§ GOAL
Nothing after the line with "showlegend=False))" belongs in the copy; extract the lines below from the top through that line, pictures left out.

§ PROVIDED MATERIAL
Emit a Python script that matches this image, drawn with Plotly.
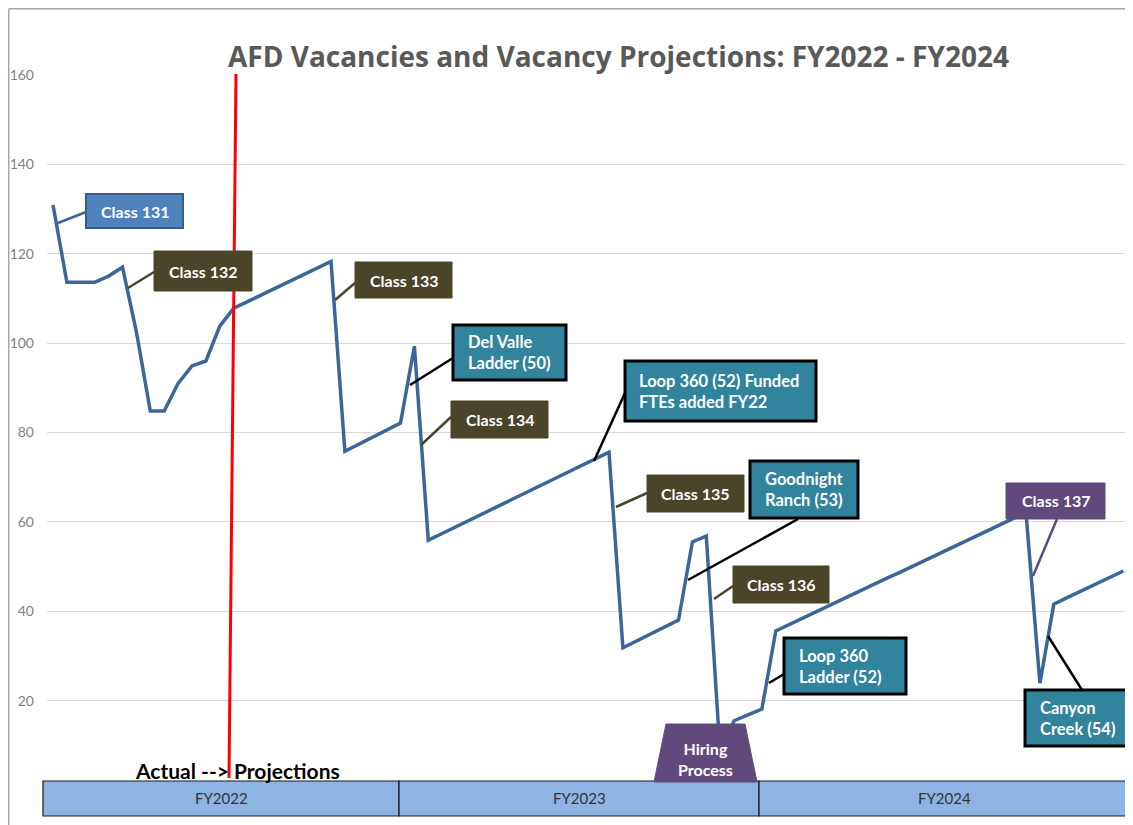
import plotly.graph_objects as go

# ---------------- data ----------------
pay_period = list(range(78))  # bi-weekly pay periods FY2022..FY2024
vacancies = [130.9, 113.6, 113.6, 113.6, 115.0, 117.0, 102.5, 84.8, 84.8, 91.0,
             94.9, 96.0, 103.8, 107.8, 109.3, 110.8, 112.3, 113.8, 115.3, 116.8,
             118.3, 75.8, 77.4, 79.0, 80.5, 82.1, 99.3, 55.9, 57.4, 58.9,
             60.4, 62.0, 63.5, 65.0, 66.5, 68.0, 69.5, 71.0, 72.6, 74.1,
             75.6, 31.8, 33.3, 34.9, 36.4, 38.0, 55.5, 56.8, 8.0, 15.5,
             16.8, 18.1, 35.6, 37.1, 38.5, 40.0, 41.5, 42.9, 44.4, 45.9,
             47.4, 48.8, 50.3, 51.8, 53.2, 54.7, 56.2, 57.7, 59.1, 60.6,
             62.1, 23.9, 41.6, 43.1, 44.6, 46.0, 47.5, 49.0]
fiscal_years = ["FY2022", "FY2023", "FY2024"]
y_ticks = [20, 40, 60, 80, 100, 120, 140, 160]
title_text = "AFD Vacancies and Vacancy Projections: FY2022 - FY2024"

# ---------------- layout geometry (page pixels) ----------------
OFF = 8                      # default page body margin
W, H = 1133 - OFF, 825 - OFF
PL, PR, PT, PB = 47, 1130, 75, 790
X0PX, XSTEP = 53, 13.9


def px(x):
    return (x - PL) / (PR - PL)


def py(y):
    return (PB - y) / (PB - PT)


LINE = "#3C6699"
OLIVE = "#4A4429"
TEAL = "#31849B"
PURPLE = "#604A7B"
BLUE = "#4F81BD"
FONT = "Lato"

fig = go.Figure()
fig.add_trace(go.Scatter(x=pay_period, y=vacancies, mode="lines",
                         line=dict(color=LINE, width=3.5), hoverinfo="skip",
                         showlegend=False))

shapes = []
annotations = []

# chart frame
shapes.append(dict(type="line", xref="paper", yref="paper", x0=px(8.7), y0=py(8.7), x1=px(8.7), y1=py(830),
                   line=dict(color="#A6A6A6", width=1.5)))
shapes.append(dict(type="line", xref="paper", yref="paper", x0=px(8.7), y0=py(8.7), x1=px(1140), y1=py(8.7),
                   line=dict(color="#A6A6A6", width=1.5)))

# red actual/projection divider
shapes.append(dict(type="line", xref="paper", yref="paper", x0=px(236), y0=py(74), x1=px(229), y1=py(778),
                   line=dict(color="#FF0000", width=3)))

# callouts: text, box (x0,y0,x1,y1), fill, border colour, border width, align, text x, connector, connector colour
callouts = [
    ("Class 131", (86, 194, 183, 228), BLUE, "#385D8A", 2, "center", None, ((58, 223), (86, 212)), LINE),
    ("Class 132", (154, 251, 252, 291), OLIVE, OLIVE, 1, "center", None, ((128, 288), (154, 272)), OLIVE),
    ("Class 133", (355, 262, 452, 298), OLIVE, OLIVE, 1, "center", None, ((335, 300), (355, 283)), OLIVE),
    ("Del Valle<br>Ladder (50)", (453, 325, 566, 380), TEAL, "#000000", 3, "left", 466, ((410, 385), (453, 358)), "#000000"),
    ("Class 134", (451, 401, 548, 438), OLIVE, OLIVE, 1, "center", None, ((421, 445), (451, 417)), OLIVE),
    ("Loop 360 (52) Funded<br>FTEs added FY22", (625, 361, 816, 421), TEAL, "#000000", 3, "left", 637, ((594, 461), (625, 393)), "#000000"),
    ("Class 135", (647, 475, 744, 512), OLIVE, OLIVE, 1, "center", None, ((616, 507), (647, 493)), OLIVE),
    ("Goodnight<br>Ranch (53)", (750, 461, 858, 518), TEAL, "#000000", 3, "left", 763, ((688, 580), (798, 519)), "#000000"),
    ("Class 136", (733, 566, 829, 603), OLIVE, OLIVE, 1, "center", None, ((714, 599), (733, 586)), OLIVE),
    ("Loop 360<br>Ladder (52)", (784, 638, 906, 694), TEAL, "#000000", 3, "left", 797, ((769, 683), (784, 674)), "#000000"),
    ("Class 137", (1006, 483, 1105, 519), PURPLE, PURPLE, 1, "center", None, ((1033, 576), (1057, 519)), PURPLE),
    ("Canyon<br>Creek (54)", (1025, 690, 1131, 746), TEAL, "#000000", 3, "left", 1038, ((1048, 636), (1082, 690)), "#000000"),
]

# connectors first (so boxes cover their ends)
for c in callouts:
    (a, b) = c[7]
    shapes.append(dict(type="line", xref="paper", yref="paper", x0=px(a[0]), y0=py(a[1]),
                       x1=px(b[0]), y1=py(b[1]), line=dict(color=c[8], width=2.5)))

for text, (x0, y0, x1, y1), fill, bcol, bw, align, tx, conn, ccol in callouts:
    shapes.append(dict(type="rect", xref="paper", yref="paper", x0=px(x0), y0=py(y0), x1=px(x1), y1=py(y1),
                       fillcolor=fill, line=dict(color=bcol, width=bw)))
    if align == "center":
        annotations.append(dict(text=text, xref="paper", yref="paper", x=px((x0 + x1) / 2), y=py((y0 + y1) / 2),
                                xanchor="center", yanchor="middle", showarrow=False,
                                font=dict(family=FONT, size=16, color="white", weight="bold")))
    else:
        annotations.append(dict(text=text, xref="paper", yref="paper", x=px(tx), y=py((y0 + y1) / 2),
                                xanchor="left", yanchor="middle", align="left", showarrow=False,
                                font=dict(family=FONT, size=16.5, color="white", weight="bold")))

# fiscal year band
band_edges = [43, 399, 759, 1129]
for i, fy in enumerate(fiscal_years):
    shapes.append(dict(type="rect", xref="paper", yref="paper", x0=px(band_edges[i]), y0=py(781),
                       x1=px(band_edges[i + 1]), y1=py(816), fillcolor="#8EB4E3",
                       line=dict(color="#1a1a1a", width=1.2)))
    annotations.append(dict(text=fy, xref="paper", yref="paper",
                            x=px((band_edges[i] + band_edges[i + 1]) / 2), y=py(798.5),
                            xanchor="center", yanchor="middle", showarrow=False,
                            font=dict(family=FONT, size=15, color="#333333")))

# hiring process trapezoid
path = "M {} {} L {} {} L {} {} L {} {} Z".format(px(654), py(782), px(666), py(724),
                                                  px(745), py(724), px(757), py(782))
shapes.append(dict(type="path", xref="paper", yref="paper", path=path, fillcolor=PURPLE,
                   line=dict(color=PURPLE, width=1)))
annotations.append(dict(text="Hiring<br>Process", xref="paper", yref="paper", x=px(705), y=py(759),
                        xanchor="center", yanchor="middle", showarrow=False,
                        font=dict(family=FONT, size=16, color="white", weight="bold")))

# actual --> projections label
annotations.append(dict(text="Actual --> Projections", xref="paper", yref="paper", x=px(237), y=py(770),
                        xanchor="center", yanchor="middle", showarrow=False,
                        font=dict(family=FONT, size=21, color="#000000", weight="bold")))

# title
annotations.append(dict(text=title_text, xref="paper", yref="paper", x=px(618), y=py(56),
                        xanchor="center", yanchor="middle", showarrow=False,
                        font=dict(family="Open Sans", size=28, color="#595959", weight="bold")))

fig.update_layout(
    width=W, height=H,
    margin=dict(l=PL - OFF, r=(OFF + W) - PR, t=PT - OFF, b=(OFF + H) - PB, pad=0),
    paper_bgcolor="white", plot_bgcolor="white",
    showlegend=False,
    shapes=shapes, annotations=annotations,
    xaxis=dict(range=[(PL - X0PX) / XSTEP, (PR - X0PX) / XSTEP], showgrid=False, zeroline=False,
               showticklabels=False, ticks="", showline=False, fixedrange=True),
    yaxis=dict(range=[0, 160], tickvals=y_ticks, showgrid=True, gridcolor="#D9D9D9", gridwidth=1,
               zeroline=False, showline=False, ticks="", ticklabelstandoff=12,
               tickfont=dict(family=FONT, size=14, color="#7F7F7F"), fixedrange=True),
)

fig.write_html("out.html")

§ SOLVED PROBLEM
Emit a Python script that matches this image, drawn with Plotly.
import plotly.graph_objects as go

# ---------------- data ----------------
pay_period = list(range(78))  # bi-weekly pay periods FY2022..FY2024
vacancies = [130.9, 113.6, 113.6, 113.6, 115.0, 117.0, 102.5, 84.8, 84.8, 91.0,
             94.9, 96.0, 103.8, 107.8, 109.3, 110.8, 112.3, 113.8, 115.3, 116.8,
             118.3, 75.8, 77.4, 79.0, 80.5, 82.1, 99.3, 55.9, 57.4, 58.9,
             60.4, 62.0, 63.5, 65.0, 66.5, 68.0, 69.5, 71.0, 72.6, 74.1,
             75.6, 31.8, 33.3, 34.9, 36.4, 38.0, 55.5, 56.8, 8.0, 15.5,
             16.8, 18.1, 35.6, 37.1, 38.5, 40.0, 41.5, 42.9, 44.4, 45.9,
             47.4, 48.8, 50.3, 51.8, 53.2, 54.7, 56.2, 57.7, 59.1, 60.6,
             62.1, 23.9, 41.6, 43.1, 44.6, 46.0, 47.5, 49.0]
fiscal_years = ["FY2022", "FY2023", "FY2024"]
y_ticks = [20, 40, 60, 80, 100, 120, 140, 160]
title_text = "AFD Vacancies and Vacancy Projections: FY2022 - FY2024"

# ---------------- layout geometry (page pixels) ----------------
OFF = 8                      # default page body margin
W, H = 1133 - OFF, 825 - OFF
PL, PR, PT, PB = 47, 1130, 75, 790
X0PX, XSTEP = 53, 13.9


def px(x):
    return (x - PL) / (PR - PL)


def py(y):
    return (PB - y) / (PB - PT)


LINE = "#3C6699"
OLIVE = "#4A4429"
TEAL = "#31849B"
PURPLE = "#604A7B"
BLUE = "#4F81BD"
FONT = "Lato"

fig = go.Figure()
fig.add_trace(go.Scatter(x=pay_period, y=vacancies, mode="lines",
                         line=dict(color=LINE, width=3.5), hoverinfo="skip",
                         showlegend=False))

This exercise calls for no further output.